## start DATA FOR THIS EXERCISE

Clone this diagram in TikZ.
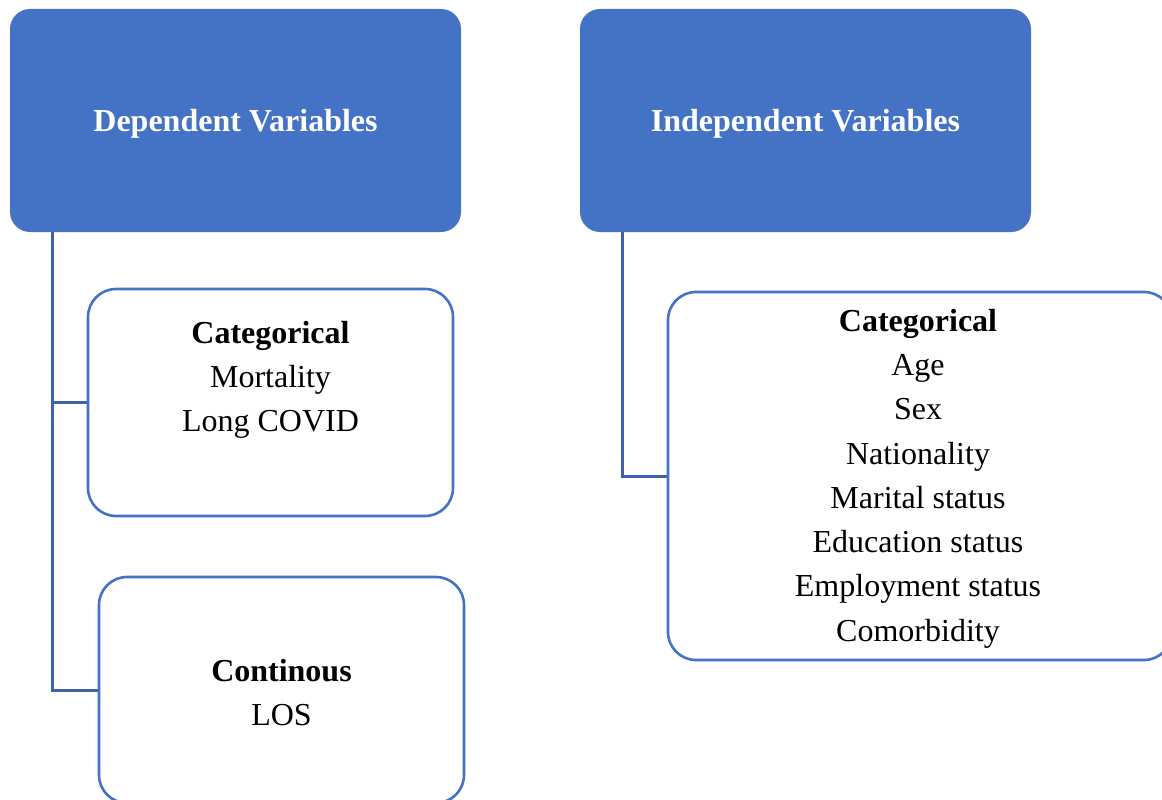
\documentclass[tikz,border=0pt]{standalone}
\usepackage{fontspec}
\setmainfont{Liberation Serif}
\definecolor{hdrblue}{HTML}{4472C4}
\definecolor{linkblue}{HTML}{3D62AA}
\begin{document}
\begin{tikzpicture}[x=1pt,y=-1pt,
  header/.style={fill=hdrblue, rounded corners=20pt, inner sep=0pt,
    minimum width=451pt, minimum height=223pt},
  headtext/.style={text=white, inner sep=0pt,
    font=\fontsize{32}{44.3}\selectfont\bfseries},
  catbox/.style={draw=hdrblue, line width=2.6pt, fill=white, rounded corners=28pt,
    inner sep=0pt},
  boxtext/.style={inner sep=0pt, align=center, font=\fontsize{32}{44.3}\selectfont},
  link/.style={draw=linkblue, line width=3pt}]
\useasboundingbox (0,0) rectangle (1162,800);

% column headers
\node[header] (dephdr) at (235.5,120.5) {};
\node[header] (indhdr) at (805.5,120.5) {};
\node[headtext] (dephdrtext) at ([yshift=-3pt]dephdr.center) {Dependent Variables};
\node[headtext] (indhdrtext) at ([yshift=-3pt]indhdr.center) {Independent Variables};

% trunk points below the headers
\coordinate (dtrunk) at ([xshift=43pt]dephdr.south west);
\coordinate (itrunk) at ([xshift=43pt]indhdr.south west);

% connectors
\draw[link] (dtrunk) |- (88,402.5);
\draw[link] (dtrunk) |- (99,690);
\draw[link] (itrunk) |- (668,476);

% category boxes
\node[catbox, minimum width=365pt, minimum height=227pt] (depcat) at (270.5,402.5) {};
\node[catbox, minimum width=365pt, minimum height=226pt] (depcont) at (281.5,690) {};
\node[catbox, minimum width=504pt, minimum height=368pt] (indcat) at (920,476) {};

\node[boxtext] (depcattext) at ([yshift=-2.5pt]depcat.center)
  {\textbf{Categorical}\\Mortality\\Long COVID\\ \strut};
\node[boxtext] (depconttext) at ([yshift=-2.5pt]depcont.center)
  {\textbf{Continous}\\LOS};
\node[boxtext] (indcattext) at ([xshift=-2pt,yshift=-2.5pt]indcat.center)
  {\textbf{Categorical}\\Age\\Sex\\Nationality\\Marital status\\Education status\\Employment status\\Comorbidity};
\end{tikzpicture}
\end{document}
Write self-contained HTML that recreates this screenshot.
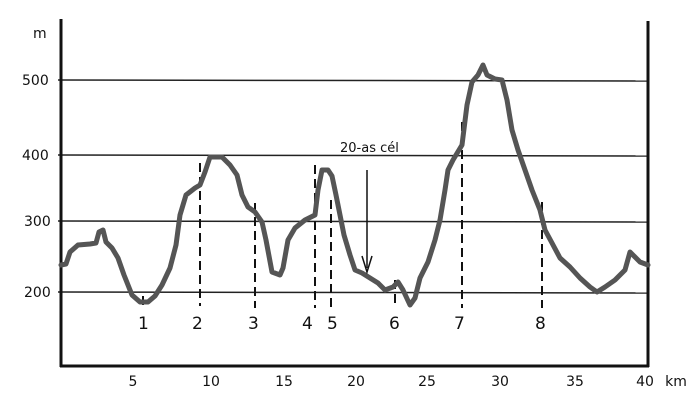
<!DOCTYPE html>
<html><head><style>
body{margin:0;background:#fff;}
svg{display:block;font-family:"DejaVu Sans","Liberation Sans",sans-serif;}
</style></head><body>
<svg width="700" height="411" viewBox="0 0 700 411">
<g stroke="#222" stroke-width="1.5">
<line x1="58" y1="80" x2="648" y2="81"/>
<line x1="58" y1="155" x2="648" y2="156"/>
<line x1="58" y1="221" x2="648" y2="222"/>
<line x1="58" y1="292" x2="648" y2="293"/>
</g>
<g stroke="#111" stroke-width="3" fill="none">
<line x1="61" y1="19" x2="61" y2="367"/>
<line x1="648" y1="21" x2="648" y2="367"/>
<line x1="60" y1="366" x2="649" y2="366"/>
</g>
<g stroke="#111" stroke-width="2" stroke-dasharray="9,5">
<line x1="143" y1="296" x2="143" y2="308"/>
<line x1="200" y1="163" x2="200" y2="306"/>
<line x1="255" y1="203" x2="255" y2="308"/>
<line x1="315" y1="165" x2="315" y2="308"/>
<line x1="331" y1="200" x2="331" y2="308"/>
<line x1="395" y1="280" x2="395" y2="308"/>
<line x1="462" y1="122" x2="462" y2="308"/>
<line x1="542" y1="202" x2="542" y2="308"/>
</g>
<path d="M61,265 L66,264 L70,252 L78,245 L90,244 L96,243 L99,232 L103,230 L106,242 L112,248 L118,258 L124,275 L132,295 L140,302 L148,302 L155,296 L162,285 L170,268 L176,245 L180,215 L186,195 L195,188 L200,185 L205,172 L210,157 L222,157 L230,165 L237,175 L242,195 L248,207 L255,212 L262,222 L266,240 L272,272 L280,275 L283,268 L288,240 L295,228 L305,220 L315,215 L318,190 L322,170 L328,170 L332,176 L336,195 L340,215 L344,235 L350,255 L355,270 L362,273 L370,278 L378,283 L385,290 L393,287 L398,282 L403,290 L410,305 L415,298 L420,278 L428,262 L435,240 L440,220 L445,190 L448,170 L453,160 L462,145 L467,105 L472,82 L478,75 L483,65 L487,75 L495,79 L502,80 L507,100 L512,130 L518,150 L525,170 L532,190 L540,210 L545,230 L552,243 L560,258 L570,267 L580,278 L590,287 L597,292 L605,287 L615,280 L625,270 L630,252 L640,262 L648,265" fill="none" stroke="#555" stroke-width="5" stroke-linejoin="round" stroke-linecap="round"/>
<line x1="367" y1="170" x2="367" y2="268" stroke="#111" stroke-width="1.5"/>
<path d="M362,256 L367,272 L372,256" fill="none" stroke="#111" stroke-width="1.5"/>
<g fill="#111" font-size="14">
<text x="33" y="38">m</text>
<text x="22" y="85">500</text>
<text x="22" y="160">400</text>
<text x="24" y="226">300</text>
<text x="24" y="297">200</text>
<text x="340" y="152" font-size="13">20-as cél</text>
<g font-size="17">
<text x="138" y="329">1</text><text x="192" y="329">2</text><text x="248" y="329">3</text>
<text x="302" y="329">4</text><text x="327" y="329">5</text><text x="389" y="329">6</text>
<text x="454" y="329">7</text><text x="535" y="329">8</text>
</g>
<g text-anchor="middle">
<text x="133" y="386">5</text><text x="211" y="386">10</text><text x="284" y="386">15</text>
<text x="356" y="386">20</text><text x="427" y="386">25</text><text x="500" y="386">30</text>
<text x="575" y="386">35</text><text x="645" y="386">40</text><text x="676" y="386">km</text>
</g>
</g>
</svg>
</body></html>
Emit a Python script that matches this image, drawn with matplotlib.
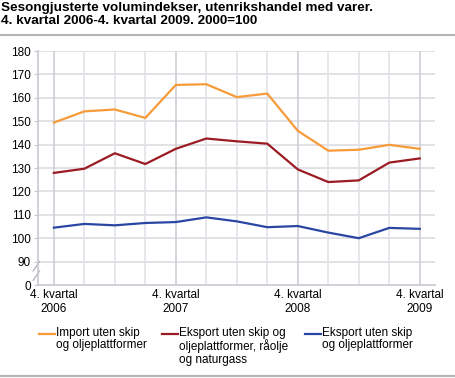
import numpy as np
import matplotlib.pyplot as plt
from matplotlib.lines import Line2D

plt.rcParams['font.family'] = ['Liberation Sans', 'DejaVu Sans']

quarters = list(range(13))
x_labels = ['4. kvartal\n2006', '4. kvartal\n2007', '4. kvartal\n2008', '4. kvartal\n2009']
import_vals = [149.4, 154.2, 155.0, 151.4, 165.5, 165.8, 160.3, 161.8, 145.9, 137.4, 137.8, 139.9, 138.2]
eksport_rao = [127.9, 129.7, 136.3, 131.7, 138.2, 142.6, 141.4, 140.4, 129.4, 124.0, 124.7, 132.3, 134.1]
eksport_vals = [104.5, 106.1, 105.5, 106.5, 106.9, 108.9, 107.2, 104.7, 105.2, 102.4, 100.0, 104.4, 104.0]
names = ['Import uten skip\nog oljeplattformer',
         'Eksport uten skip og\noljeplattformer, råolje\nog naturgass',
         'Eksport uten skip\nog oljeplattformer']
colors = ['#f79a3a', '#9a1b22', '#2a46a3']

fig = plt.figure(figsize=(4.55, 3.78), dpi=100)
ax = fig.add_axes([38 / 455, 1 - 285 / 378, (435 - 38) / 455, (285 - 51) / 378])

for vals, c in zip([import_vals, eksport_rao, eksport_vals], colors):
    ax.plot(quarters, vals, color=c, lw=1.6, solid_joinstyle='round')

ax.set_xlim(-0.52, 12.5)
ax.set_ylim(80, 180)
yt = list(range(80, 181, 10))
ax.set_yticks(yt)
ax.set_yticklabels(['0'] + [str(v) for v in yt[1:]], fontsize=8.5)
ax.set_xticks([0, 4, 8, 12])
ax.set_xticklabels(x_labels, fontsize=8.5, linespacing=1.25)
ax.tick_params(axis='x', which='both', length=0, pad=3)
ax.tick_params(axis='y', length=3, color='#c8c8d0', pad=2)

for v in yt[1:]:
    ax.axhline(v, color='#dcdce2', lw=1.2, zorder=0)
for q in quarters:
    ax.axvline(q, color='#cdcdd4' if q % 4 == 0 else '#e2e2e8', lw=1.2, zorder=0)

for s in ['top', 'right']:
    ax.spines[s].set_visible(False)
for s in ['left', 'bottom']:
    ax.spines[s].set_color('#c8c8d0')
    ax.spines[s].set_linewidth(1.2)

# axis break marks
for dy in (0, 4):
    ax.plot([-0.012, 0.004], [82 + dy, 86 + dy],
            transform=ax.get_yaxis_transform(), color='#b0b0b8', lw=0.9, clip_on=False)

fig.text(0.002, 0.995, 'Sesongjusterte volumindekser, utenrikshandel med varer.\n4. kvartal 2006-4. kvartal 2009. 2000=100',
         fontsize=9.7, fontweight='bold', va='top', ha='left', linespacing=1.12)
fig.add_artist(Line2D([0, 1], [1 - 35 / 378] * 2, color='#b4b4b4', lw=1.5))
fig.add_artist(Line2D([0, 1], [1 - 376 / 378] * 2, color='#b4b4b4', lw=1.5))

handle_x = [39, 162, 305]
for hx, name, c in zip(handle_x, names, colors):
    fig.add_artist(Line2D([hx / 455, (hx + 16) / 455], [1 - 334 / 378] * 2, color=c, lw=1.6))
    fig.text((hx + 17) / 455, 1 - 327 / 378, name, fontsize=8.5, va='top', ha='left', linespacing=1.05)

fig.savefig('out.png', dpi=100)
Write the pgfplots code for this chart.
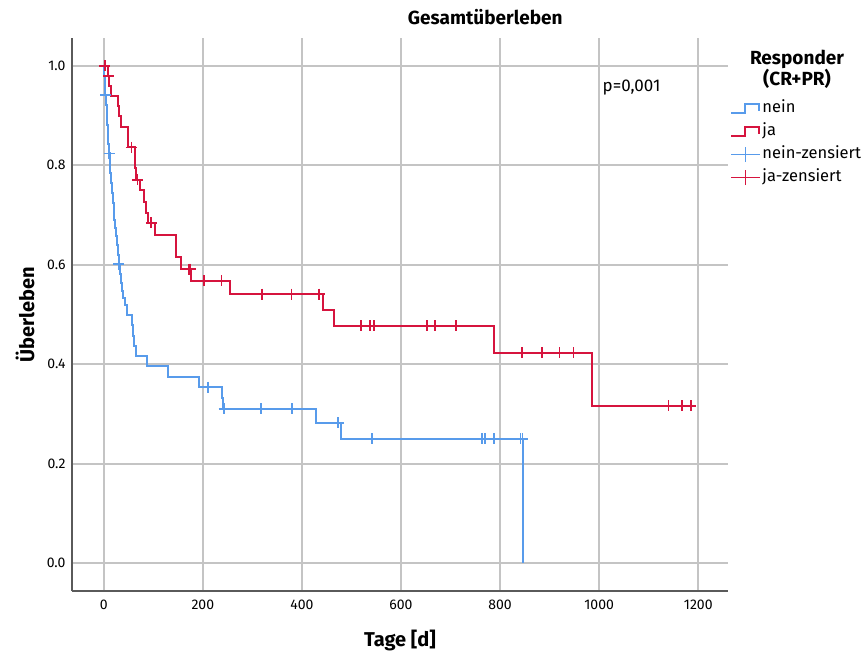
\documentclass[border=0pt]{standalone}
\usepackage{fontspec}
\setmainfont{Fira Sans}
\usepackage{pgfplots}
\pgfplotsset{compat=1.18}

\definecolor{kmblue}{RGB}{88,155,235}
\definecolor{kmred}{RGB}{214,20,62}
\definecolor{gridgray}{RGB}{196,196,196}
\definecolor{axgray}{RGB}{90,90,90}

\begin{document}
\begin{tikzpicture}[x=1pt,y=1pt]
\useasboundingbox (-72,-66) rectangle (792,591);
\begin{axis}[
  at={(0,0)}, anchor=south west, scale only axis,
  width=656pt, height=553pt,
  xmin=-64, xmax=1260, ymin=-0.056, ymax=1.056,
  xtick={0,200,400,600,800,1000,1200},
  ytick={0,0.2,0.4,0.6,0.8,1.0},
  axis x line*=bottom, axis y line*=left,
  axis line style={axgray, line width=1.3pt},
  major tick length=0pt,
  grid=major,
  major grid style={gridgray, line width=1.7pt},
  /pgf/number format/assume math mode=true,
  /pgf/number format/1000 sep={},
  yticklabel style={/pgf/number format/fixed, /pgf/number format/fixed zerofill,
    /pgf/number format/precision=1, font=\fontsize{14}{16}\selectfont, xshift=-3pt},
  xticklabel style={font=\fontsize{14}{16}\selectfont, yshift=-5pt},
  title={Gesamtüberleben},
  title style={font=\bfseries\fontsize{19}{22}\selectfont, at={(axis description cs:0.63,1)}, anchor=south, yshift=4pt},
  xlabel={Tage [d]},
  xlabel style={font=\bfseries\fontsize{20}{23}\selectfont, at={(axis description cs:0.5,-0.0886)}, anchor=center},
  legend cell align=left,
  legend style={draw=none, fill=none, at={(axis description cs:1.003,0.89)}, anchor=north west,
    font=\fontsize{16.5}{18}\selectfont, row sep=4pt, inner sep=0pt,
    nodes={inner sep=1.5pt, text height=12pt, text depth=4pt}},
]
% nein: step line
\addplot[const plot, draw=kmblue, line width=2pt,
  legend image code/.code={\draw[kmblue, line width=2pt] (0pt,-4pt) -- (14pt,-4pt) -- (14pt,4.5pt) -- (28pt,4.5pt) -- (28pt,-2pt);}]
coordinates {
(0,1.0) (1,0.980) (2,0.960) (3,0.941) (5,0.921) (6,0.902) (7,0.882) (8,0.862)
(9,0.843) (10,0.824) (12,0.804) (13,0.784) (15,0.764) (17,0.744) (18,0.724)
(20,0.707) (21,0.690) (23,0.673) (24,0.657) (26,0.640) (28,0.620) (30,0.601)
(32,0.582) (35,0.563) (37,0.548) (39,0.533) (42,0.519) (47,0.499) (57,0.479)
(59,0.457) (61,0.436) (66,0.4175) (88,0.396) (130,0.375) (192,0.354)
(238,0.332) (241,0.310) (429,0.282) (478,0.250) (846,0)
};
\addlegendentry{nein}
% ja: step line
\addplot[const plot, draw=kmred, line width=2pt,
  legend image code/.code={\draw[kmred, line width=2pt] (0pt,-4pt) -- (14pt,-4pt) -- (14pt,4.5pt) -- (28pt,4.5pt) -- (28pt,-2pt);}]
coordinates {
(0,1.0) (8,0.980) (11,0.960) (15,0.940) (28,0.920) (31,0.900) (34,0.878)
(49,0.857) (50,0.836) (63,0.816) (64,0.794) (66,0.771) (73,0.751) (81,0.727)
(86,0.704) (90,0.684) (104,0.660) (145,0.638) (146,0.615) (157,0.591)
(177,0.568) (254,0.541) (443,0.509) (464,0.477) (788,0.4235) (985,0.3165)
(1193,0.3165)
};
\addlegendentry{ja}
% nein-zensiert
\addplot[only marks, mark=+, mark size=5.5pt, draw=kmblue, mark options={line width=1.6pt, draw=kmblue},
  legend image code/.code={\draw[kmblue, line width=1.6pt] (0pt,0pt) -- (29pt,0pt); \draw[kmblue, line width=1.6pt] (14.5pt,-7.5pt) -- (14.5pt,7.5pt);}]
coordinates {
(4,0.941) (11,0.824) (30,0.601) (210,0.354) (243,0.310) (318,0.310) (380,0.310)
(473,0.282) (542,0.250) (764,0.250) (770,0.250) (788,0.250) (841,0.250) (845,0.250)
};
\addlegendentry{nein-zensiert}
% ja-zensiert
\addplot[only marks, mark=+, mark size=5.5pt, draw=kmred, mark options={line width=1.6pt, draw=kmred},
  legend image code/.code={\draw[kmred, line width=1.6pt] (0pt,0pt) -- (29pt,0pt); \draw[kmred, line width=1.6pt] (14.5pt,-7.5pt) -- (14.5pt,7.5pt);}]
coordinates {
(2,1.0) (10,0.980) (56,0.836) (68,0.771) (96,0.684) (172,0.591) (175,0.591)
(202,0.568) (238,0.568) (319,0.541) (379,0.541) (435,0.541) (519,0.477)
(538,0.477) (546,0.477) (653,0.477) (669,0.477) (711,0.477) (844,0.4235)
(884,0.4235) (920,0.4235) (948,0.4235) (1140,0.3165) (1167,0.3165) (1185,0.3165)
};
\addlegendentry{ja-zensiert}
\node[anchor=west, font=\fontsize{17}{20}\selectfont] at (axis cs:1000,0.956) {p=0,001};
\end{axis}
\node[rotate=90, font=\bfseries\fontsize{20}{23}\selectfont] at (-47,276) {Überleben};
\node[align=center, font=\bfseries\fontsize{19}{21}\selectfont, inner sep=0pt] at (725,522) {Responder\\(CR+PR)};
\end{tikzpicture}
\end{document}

## end DATA FOR THIS EXERCISE

WHAT YOU SHOULD DO
Exactly as they appear, write out the lines from the one containing "Emit a Python" down to the one containing "plt.rcParams['font.family'] = ['Liberation", both included. Pictures are left out.

SOLUTION TO THE PROBLEM
Emit a Python script that matches this image, drawn with matplotlib.
import numpy as np
import matplotlib.pyplot as plt
from matplotlib.lines import Line2D

plt.rcParams['font.family'] = ['Liberation Sans', 'DejaVu Sans']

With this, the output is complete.